Publicado em 01/07/2014 | Toni
Reis
Dados
do Censo Demográfico de 2010 (IBGE) retratam a existência da diversidade nos
arranjos familiares atuais: 66,2% são famílias “nucleares” (definidas como um
casal com ou sem filhos, ou uma mulher ou um homem com filhos); 19% são
estendidas (mesmo arranjo anterior, mas inclui convivência com parente ou
parentes); 2,5% são compostas (inclui convivência com quem não é parente) e os
demais 12,3% são pessoas que moram sozinhas.
No
entanto, em outubro de 2013, um deputado federal apresentou na Câmara dos Deputados
o Projeto de Lei (PL) n.º 6.583/13, o “Estatuto da Família”. Nele, o artigo 2.º
estabelece que “para os fins desta lei, define-se entidade familiar como o
núcleo social formado a partir da união entre um homem e uma mulher, por meio
de casamento ou união estável, ou ainda por comunidade formada por qualquer dos
pais e seus descendentes”.
A
proposição vem na contramão da realidade informada pelo Censo e propõe criar,
insidiosamente, divisões na sociedade que a própria Constituição Federal buscou
eliminar.

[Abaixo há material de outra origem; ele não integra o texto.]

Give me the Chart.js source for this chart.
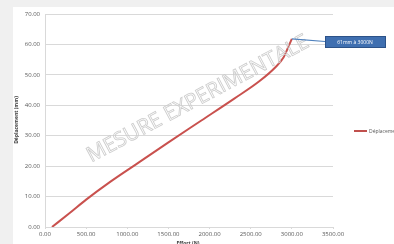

Em 5 de maio de 2011, o Supremo Tribunal Federal (STF), guardião da
Constituição, entendeu, por unanimidade, que o direito fundamental
constitucional da igualdade perante a lei predomina sobre a redação do seu
artigo 226, § 3.º, segundo o qual, “para efeito da proteção do Estado, é
reconhecida a união estável entre o homem e a mulher como entidade familiar”, e
com base nesse entendimento o STF equiparou a união estável homoafetiva à união
estável entre o homem e a mulher.
Mas
não seriam apenas as famílias homoafetivas que teriam seus direitos violados
pelo PL n.º 6.583/13. Ele também discrimina e relega à condição de cidadãs de
segunda classe as pessoas cuja maneira de constituir uma família não se
enquadre na definição estreita colocada no seu artigo 2.º.
Em
sua justificação, o autor do PL n.º 6.583/13, que também foi relator do projeto
de lei da “cura gay” na Comissão de Direitos Humanos e deu parecer favorável ao
mesmo, revela ainda mais a sua verdadeira motivação quando afirma que é preciso
enfrentar as “questões complexas a que estão submetidas às famílias num
contexto contemporâneo”, entre elas a “desconstrução do conceito de família,
aspecto que aflige as famílias”.
Enfim,
ao que parece, o que permeia as motivações pela apresentação da proposição e seu
teor discriminatório são as convicções religiosas pessoais do seu autor e o
patente desrespeito pela laicidade do Estado, quando esta, constitucionalmente,
deveria prevalecer no ato de propor leis.
Na
justificação do PL, o deputado afirma que o apresentou porque “não há políticas
públicas efetivas voltadas especialmente à valorização da família”. Mas, na
verdade, o deputado não tem em mente a valorização de todas as formas de
família comprovadamente existentes, e sim a imposição de um só tipo de família,
em detrimento das demais, não menos válidas. Se de fato há necessidade de um
estatuto dessa natureza, seria mais apropriado e condizente com a realidade se
tivesse o título de Estatuto das Famílias, em consonância com o conceito que a
Lei Maria da Penha ofereceu já em 2006: “família, compreendida como a
comunidade formada por indivíduos que são ou se consideram aparentados, unidos
por laços naturais, por afinidade ou por vontade expressa” (art. 5.º , inciso
II).
Pelo
respeito a todas as famílias.
Toni Reis, doutor em Educação, é casado com David Harrad
há 25 anos. São pais de três filhos.